12.1. The Agreement is deemed to have been concluded as soon as it has been signed by both Parties; it then takes effect. Any additions or amendments to the Agreement and/or the GTC are subject to the written agreement of both Parties.

13. Termination

13.1. The Agreement may be terminated by either Party, with or without cause, by giving 30 days’ written notice. The fees and costs of Vege’tables Sàrl’s services are payable by the customer until the Agreement is terminated.
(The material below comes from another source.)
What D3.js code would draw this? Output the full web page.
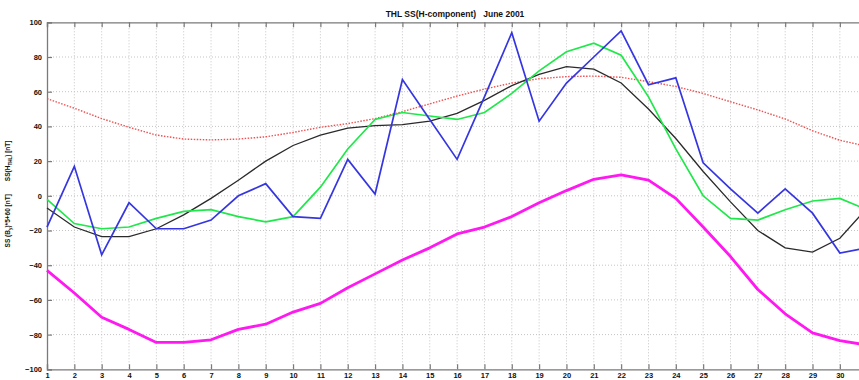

Termination must be in writing.

13.2. In the event of untimely termination, the Party terminating the contract shall compensate the other Party for the damage caused to it pursuant to Article 404 paragraph 2 of the Swiss Code of Obligations, to the exclusion of any indirect or consequential damage in accordance with Article 7.6 above.

14. Severability clause

14.1. If any provision of the Agreement and/or these GTC is invalid, illegal or unenforceable, the validity of the remaining provisions shall not be affected. The Parties shall endeavour to replace this provision with a valid clause having equivalent economic effect. In the event of a gap, the Parties will endeavour to complete the provisions of the Agreement or the GTC in such a way as to reflect their true and common intention.

15. Assignment of the contract

15.1. Neither Party may assign and/or transfer the rights and/or obligations under the Agreement to a third party without the written consent of the other Party.

15.2. The Agreement and the rights and obligations of each of the Parties are declared assignable without the prior written consent of the other Party being required only in the event of a merger or amalgamation of the former (the “Assigning Party”) with a third company (the “Transferee”) and only on condition that the Transferee undertakes to take over all the rights and obligations of the Assigning Party arising from the Agreement. In this event, the Assigning Party will inform the other Party in writing of the assignment and the said assignment will only take effect upon receipt of such notification by the other Party.

15. Modification of the contract

15.1 Any amendment to the Agreement and/or these GTC must be in writing and accepted by the Parties.

16. Entry into force

16.1 The Agreement enters into force upon signature by both Parties. It shall then be in full force and effect.

17. Applicable law and place of jurisdiction

17.1 These GTC and the Agreement are governed by Swiss substantive law, in particular the provisions of Articles 394 et seq. of the Swiss Code of Obligations relating to agency agreements.

17.2. Any dispute arising from the conclusion, interpretation, performance, termination or breach of these GTC and the Agreement, which cannot be settled amicably, will fall within the exclusive jurisdiction of the registered office of Vege’tables Sàrl.